VIDEO: Footage shows tourists fleeing gunmen in Tunisia museum attack

Video footage had emerged of tourists feeling the gunmen who attacked a museum in Tunisia last week, killing 21.

VIDEO: Footage shows tourists fleeing gunmen in Tunisia museum attack

Video footage had emerged of tourists feeling the gunmen who attacked a museum in Tunisia last week, killing 21.

Italian tourist Maria Rita Gelotti was filming during a guided tour of the Bardo Museum in Tunis when the first hot is heard. The tourists turn around, unsure what they have heard and where the sound came from.

The footage captures their quick realisation that an attack is underway, when a second shot rings out.

Ms Gelotti can be heard asking her husband Marcello Salvatori: "Did they shoot?" The couple hid in a fire escape while three gunmen attacked the museum.

The tourists begin to look for exits, their fear palpable.

Twenty-one people were killed in the gunfire, the deadliest attack on civilians in the North African country in 13 years. Islamic State has claimed responsibility for the attack.

Police identified the two dead attackers as Tunisians in their 20s who had trained in Libya.

The militants, who wore military-style uniforms and wielded assault rifles, burst from a vehicle and began gunning down tourists climbing out of buses at the museum.

The attackers then charged inside to take hostages before being killed in a firefight with security forces.

The museum is a leading tourist attraction that chronicles Tunisia’s history and houses one of the world’s largest collections of Roman mosaics.

Josep Lluis Cusido, the mayor of the Spanish town of Vallmoll, said he saw people being gunned down on the plaza outside the museum before the gunmen moved inside.

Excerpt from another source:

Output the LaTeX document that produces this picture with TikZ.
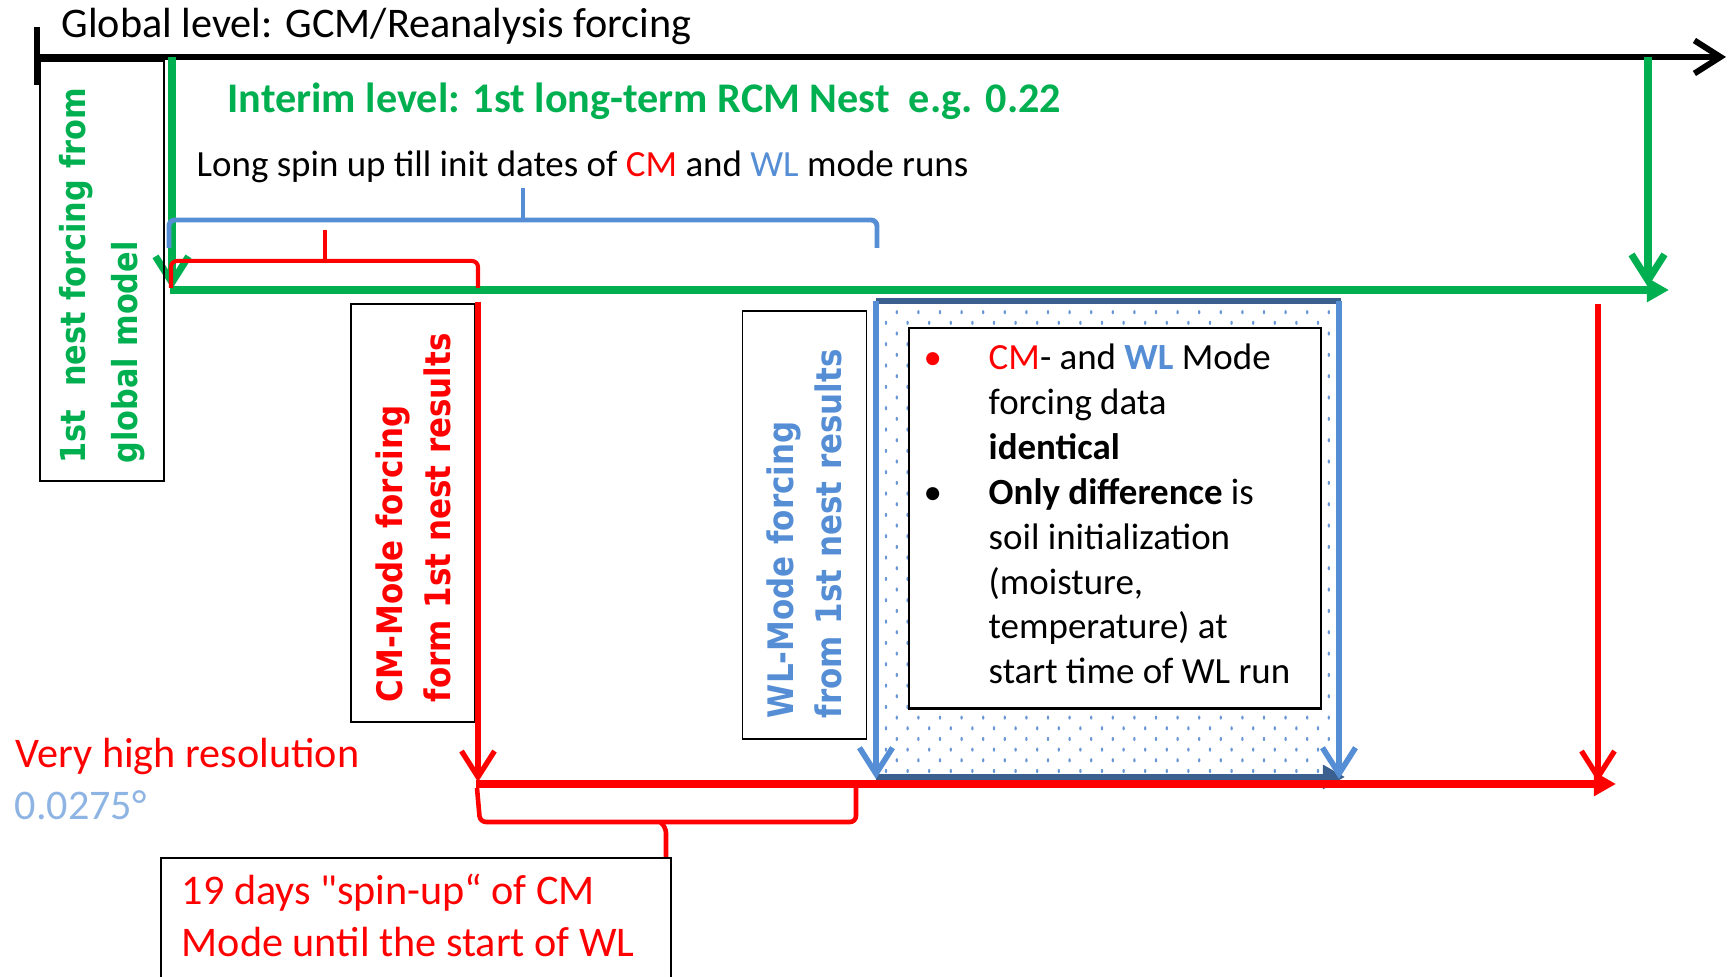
\documentclass[tikz,border=0pt]{standalone}
\usepackage{fontspec}
\setmainfont{Carlito}
\newfontfamily\rotfont[FakeStretch=0.88]{DejaVu Sans}
\usetikzlibrary{arrows.meta}
\definecolor{nestgreen}{HTML}{00B050}
\definecolor{cmred}{HTML}{FF0000}
\definecolor{wlblue}{HTML}{558ED5}
\definecolor{resblue}{HTML}{8EB4E3}
\definecolor{edgeblue}{HTML}{3B5F8E}
\definecolor{dotblue}{HTML}{6A97D6}
\tikzset{
  vee/.style   = {-{Straight Barb[length=2.6mm, width=3.3mm]}},
  tri/.style   = {-{Triangle[length=2.2mm, width=2.3mm]}},
  brk/.style   = {rounded corners=0.6mm},
  box/.style   = {draw, line width=0.45pt, inner sep=0pt},
  rbox/.style  = {box, rotate=90, align=left, minimum height=1.24cm,
                  inner ysep=0pt,
                  font=\rotfont\bfseries\fontsize{10}{13.7}\selectfont},
  txt/.style   = {anchor=base west, inner sep=0pt,
                  font=\fontsize{12}{14.7}\selectfont},
}

\begin{document}
\begin{tikzpicture}[x=0.01cm, y=0.01cm]
  \clip (0,0) rectangle (1735,977);
  % global level
  \coordinate (gtop) at (37,950);
  \coordinate (gbot) at (37,892);
  \coordinate (g0)   at (37,920);
  \coordinate (g1)   at (1726,920);
  \node[txt] (glob) at (61,939) {Global level: GCM/Reanalysis forcing};
  \draw[line width=1.7pt] (gtop) -- (gbot);
  \draw[line width=1.7pt, vee] (g0) -- (g1);
  % interim level
  \coordinate (i0)  at (172,920);
  \coordinate (i0d) at (172,688);
  \coordinate (ia)  at (170,687);
  \coordinate (ib)  at (1669,687);
  \coordinate (i1)  at (1648,920);
  \coordinate (i1d) at (1648,690);
  \node[txt, text=nestgreen, font=\bfseries\fontsize{12}{14.7}\selectfont]
    (interim) at (227,864) {Interim level: 1st long-term RCM Nest\ \ e.g. 0.22};
  \node[txt, font=\fontsize{10.5}{12.75}\selectfont] (spinup) at (196,800)
    {Long spin up till init dates of \textcolor{cmred}{CM} and \textcolor{wlblue}{WL} mode runs};
  \draw[nestgreen, line width=2pt, vee] (i0) -- (i0d);
  \draw[nestgreen, line width=2pt, vee] (i1) -- (i1d);
  \draw[nestgreen, line width=2.2pt, tri] (ia) -- (ib);
  % spin-up brackets
  \draw[wlblue, line width=1.4pt, brk] (169,729) |- (523,757) -| (877,729);
  \draw[wlblue, line width=1.4pt] (523,757) -- (523,789);
  \draw[cmred, line width=1.15pt, brk] (171,689) |- (325,716) -| (478,689);
  \draw[cmred, line width=1.15pt] (325,716) -- (325,747);
  % forcing boxes
  \node[rbox, text=nestgreen, minimum width=4.2cm, text width=3.85cm, inner xsep=1.75mm,
        font=\rotfont\bfseries\fontsize{9.8}{14.6}\selectfont]
    (gbox) at (102,706) {1st\ \ nest forcing from\\global model};
  \node[rbox, text=cmred, minimum width=4.18cm, text width=3.78cm, inner xsep=2mm]
    (cmbox) at (413,464) {CM-Mode forcing\\form 1st nest results};
  \node[rbox, text=wlblue, minimum width=4.28cm, text width=3.86cm, inner xsep=2.1mm]
    (wlbox) at (804.5,452) {WL-Mode forcing\\from 1st nest results};
  % WL run area
  \foreach \r in {0,...,43}
    \foreach \c in {0,...,20}
      \fill[dotblue] ({886+21.6*\c+10.8*mod(\r,2)},{206+10.67*\r})
        ellipse [x radius=1.2, y radius=2.1];
  \coordinate (wa) at (876,676);
  \coordinate (wb) at (1341,676);
  \coordinate (wc) at (876,200);
  \coordinate (wd) at (1345,200);
  \coordinate (wl) at (876,198);
  \coordinate (wr) at (1339,198);
  \coordinate (wrt) at (1339,676);
  \draw[edgeblue, line width=1.6pt] (wa) -- (wb);
  \draw[edgeblue, line width=1.6pt, tri] (wc) -- (wd);
  \draw[wlblue, line width=1.6pt, vee] (wa) -- (wl);
  \draw[wlblue, line width=1.6pt, vee] (wrt) -- (wr);
  \node[box, fill=white, line width=0.7pt, anchor=north west,
        minimum width=4.12cm, minimum height=3.8cm] (note) at (907.6,650) {};
  \node[anchor=base west, inner sep=0pt, font=\fontsize{10.5}{12.75}\selectfont]
    (notetxt) at (923,607) {%
    \begin{tabular}[t]{@{}l@{}l@{}}
      \makebox[0.65cm][l]{\textcolor{cmred}{•}} & \textcolor{cmred}{CM}- and \textbf{\textcolor{wlblue}{WL}} Mode\\
      & forcing data\\
      & \textbf{identical}\\
      \makebox[0.65cm][l]{•} & \textbf{Only difference} is\\
      & soil initialization\\
      & (moisture,\\
      & temperature) at\\
      & start time of WL run
    \end{tabular}};
  % very high resolution level
  \coordinate (r0)  at (478,675);
  \coordinate (r0d) at (478,195);
  \coordinate (r1)  at (1598,673);
  \coordinate (r1d) at (1598,195);
  \coordinate (ra)  at (476,193);
  \coordinate (rb)  at (1616,193);
  \draw[cmred, line width=1.5pt, vee] (r0) -- (r0d);
  \draw[cmred, line width=1.5pt, vee] (r1) -- (r1d);
  \draw[cmred, line width=2.3pt, tri] (ra) -- (rb);
  \node[txt, text=cmred] (vhr) at (15,209) {Very high resolution};
  \node[txt, text=resblue] (res) at (14,157) {0.0275°};
  % CM spin-up before WL start
  \node[box, anchor=north west, minimum width=5.1cm, minimum height=1.6cm]
    (spinbox) at (160,120) {};
  \draw[cmred, line width=1.3pt, brk] (477,189) -- (480,155) -- (856,155) -- (856,189);
  \draw[cmred, line width=1.3pt, brk] (660,155) -- (666,150) -- (spinbox.north -| 666,0);
  \node[txt, text=cmred] (spintxt) at (181,72)
    {\addfontfeatures{Ligatures=TeXOff}%
     \begin{tabular}[t]{@{}l@{}}19 days "spin-up“ of CM\\Mode until the start of WL\end{tabular}};
\end{tikzpicture}
\end{document}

“After they entered the museum. I saw their faces: They were about 10 metres away from me, shooting at anything that moved,” he told Spain’s Cadena Ser radio station.

“I managed to hide behind a pillar, there were unlucky people who they killed right there,” he said, adding that he and his wife spent nearly three hours in the museum until they got out uninjured.

Tunisians overthrew their dictator in 2011 and kicked off the Arab Spring that spread across the region.

Tunisia has been more stable than other countries in the region but it has struggled with violence by Islamic extremists in recent years, including some linked to Islamic State.